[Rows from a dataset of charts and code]
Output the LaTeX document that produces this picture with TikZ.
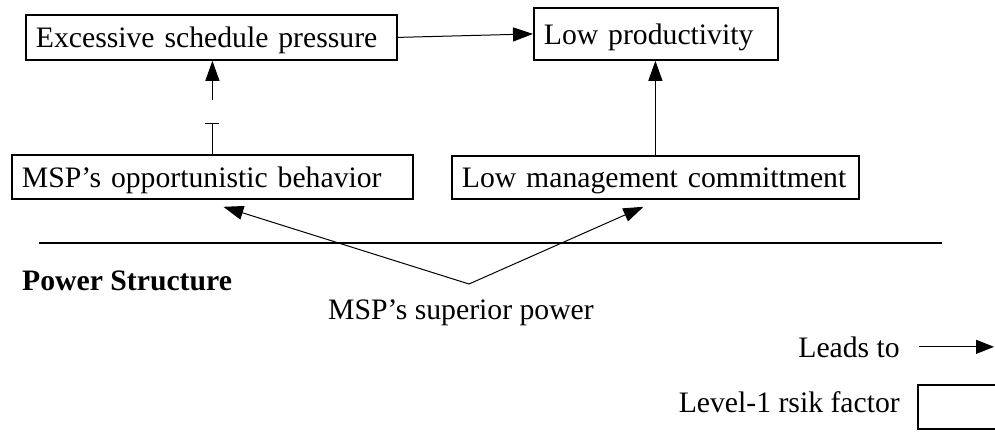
\documentclass[tikz,border=0pt]{standalone}
\usepackage{fontspec}
\setmainfont{Liberation Serif}
\usetikzlibrary{arrows.meta,calc}
\begin{document}
\begin{tikzpicture}[x=1pt,y=-1pt,
  every node/.style={font=\fontsize{29.7}{34}\selectfont, inner sep=0pt},
  factor/.style={draw, line width=1.8pt, anchor=north west, inner xsep=10pt,
    inner ysep=0pt, align=left, text height=32pt, text depth=11pt},
  link/.style={line width=1pt, -{Triangle[length=20pt,width=14pt]}},
  plain/.style={line width=1pt},
]
\useasboundingbox (0,0) rectangle (995,431);
\clip (0,0) rectangle (995,431);

% risk factors
\node[factor, text width=351pt, minimum height=45pt] (esp)  at (25,14)  {Excessive schedule pressure};
\node[factor, text width=224pt, minimum height=52pt] (lowp) at (533,7)  {Low productivity};
\node[factor, text width=381pt, minimum height=44pt] (opp)  at (11,154) {MSP’s opportunistic behavior};
\node[factor, text width=387pt, minimum height=43pt] (mgmt) at (451,155) {Low management committment};

% causal links between factors
\draw[link] (esp.east) -- (lowp.west);
\coordinate (gapLow)  at ($(opp.north)+(0,-31)$);
\coordinate (gapHigh) at ($(opp.north)+(0,-54)$);
\draw[plain, -{Bar[width=14pt]}] (opp.north) -- (gapLow);
\draw[link] (gapHigh) -- (opp.north |- esp.south);
\draw[link] (mgmt.north) -- (mgmt.north |- lowp.south);

% power structure layer
\coordinate (sepL) at (39,243);
\coordinate (sepR) at (942,243);
\draw[line width=2pt] (sepL) -- (sepR);
\node[anchor=base west, font=\fontsize{29.7}{34}\selectfont\bfseries] (ps) at (22,290) {Power Structure};
\node[anchor=base] (power) at (461,319) {MSP’s superior power};
\coordinate (apex) at (469,284);
\draw[link] (apex) -- ([xshift=11pt,yshift=-7pt]opp.south);
\draw[link] (apex) -- ([xshift=-12pt,yshift=-7pt]mgmt.south);

% legend
\node[anchor=base east] (leads) at (900,357) {Leads to};
\coordinate (legA) at ([xshift=19pt]leads.east);
\coordinate (legB) at (994,348);
\draw[line width=1pt, -{Triangle[length=18pt,width=14pt]}] (legA) -- (legA -| legB);
\node[draw, line width=1.8pt, anchor=north west, minimum width=85pt, minimum height=44pt] (key) at (917,384) {};
\node[anchor=base east] (keytext) at (900,412) {Level-1 rsik factor};
\end{tikzpicture}
\end{document}
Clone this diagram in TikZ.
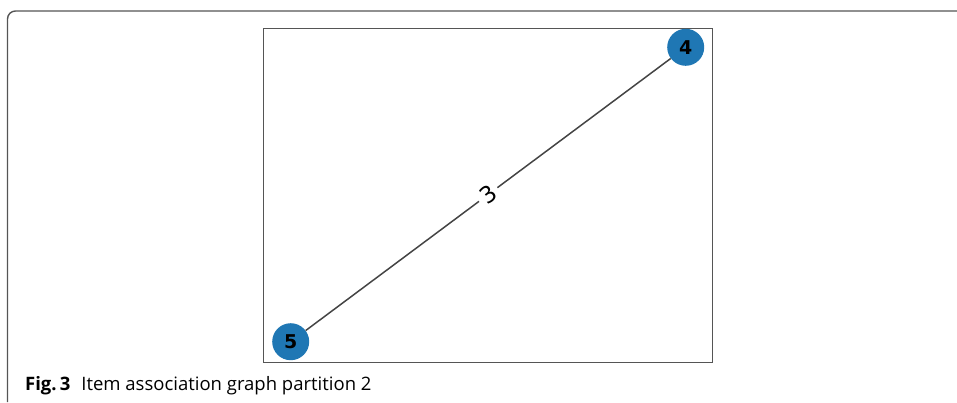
\documentclass[tikz,border=0pt]{standalone}
\usepackage{fontspec}
\setmainfont{Open Sans}
\newfontfamily\plotfont{DejaVu Sans}
\definecolor{nodeblue}{HTML}{1F77B4}
\definecolor{framegray}{HTML}{555555}
\definecolor{edgegray}{HTML}{444444}
\begin{document}
\begin{tikzpicture}[x=1pt,y=-1pt,
  vertex/.style={circle, fill=nodeblue, minimum size=37pt, inner sep=0pt,
    font=\plotfont\bfseries\fontsize{19}{19}\selectfont},
  weight/.style={fill=white, inner sep=4pt, font=\plotfont\fontsize{23}{23}\selectfont},
  link/.style={draw=edgegray, line width=1.5pt},
  axisbox/.style={draw=framegray, line width=1.8pt},
  frame/.style={draw=framegray, line width=1.4pt}]
\useasboundingbox (0,0) rectangle (957,402);
% outer panel frame (open to the right and bottom)
\draw[frame] (7.5,402) -- (7.5,19) arc[start angle=180, end angle=270, radius=8] -- (957,11);
% plot area
\draw[axisbox] (263.5,28.5) rectangle (712.5,362.5);
% graph
\node[vertex] (n4) at (685.7,47.3) {4};
\node[vertex] (n5) at (290.7,341.7) {5};
\draw[link] (n5) -- node[weight, midway, sloped] {3} (n4);
% caption
\node[anchor=base west, inner sep=0pt, font=\fontsize{18.5}{18.5}\selectfont] (cap) at (25,390)
  {\textbf{Fig.\,3}\hspace{11pt}Item association graph partition 2};
\end{tikzpicture}
\end{document}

• **What is asked**: Repeat the lines from where the entries begin to the line with "(mgmt.north |- lowp.south);", both included. Any picture is left out.

• **In response**:
Output the LaTeX document that produces this picture with TikZ.
\documentclass[tikz,border=0pt]{standalone}
\usepackage{fontspec}
\setmainfont{Liberation Serif}
\usetikzlibrary{arrows.meta,calc}
\begin{document}
\begin{tikzpicture}[x=1pt,y=-1pt,
  every node/.style={font=\fontsize{29.7}{34}\selectfont, inner sep=0pt},
  factor/.style={draw, line width=1.8pt, anchor=north west, inner xsep=10pt,
    inner ysep=0pt, align=left, text height=32pt, text depth=11pt},
  link/.style={line width=1pt, -{Triangle[length=20pt,width=14pt]}},
  plain/.style={line width=1pt},
]
\useasboundingbox (0,0) rectangle (995,431);
\clip (0,0) rectangle (995,431);

% risk factors
\node[factor, text width=351pt, minimum height=45pt] (esp)  at (25,14)  {Excessive schedule pressure};
\node[factor, text width=224pt, minimum height=52pt] (lowp) at (533,7)  {Low productivity};
\node[factor, text width=381pt, minimum height=44pt] (opp)  at (11,154) {MSP’s opportunistic behavior};
\node[factor, text width=387pt, minimum height=43pt] (mgmt) at (451,155) {Low management committment};

% causal links between factors
\draw[link] (esp.east) -- (lowp.west);
\coordinate (gapLow)  at ($(opp.north)+(0,-31)$);
\coordinate (gapHigh) at ($(opp.north)+(0,-54)$);
\draw[plain, -{Bar[width=14pt]}] (opp.north) -- (gapLow);
\draw[link] (gapHigh) -- (opp.north |- esp.south);
\draw[link] (mgmt.north) -- (mgmt.north |- lowp.south);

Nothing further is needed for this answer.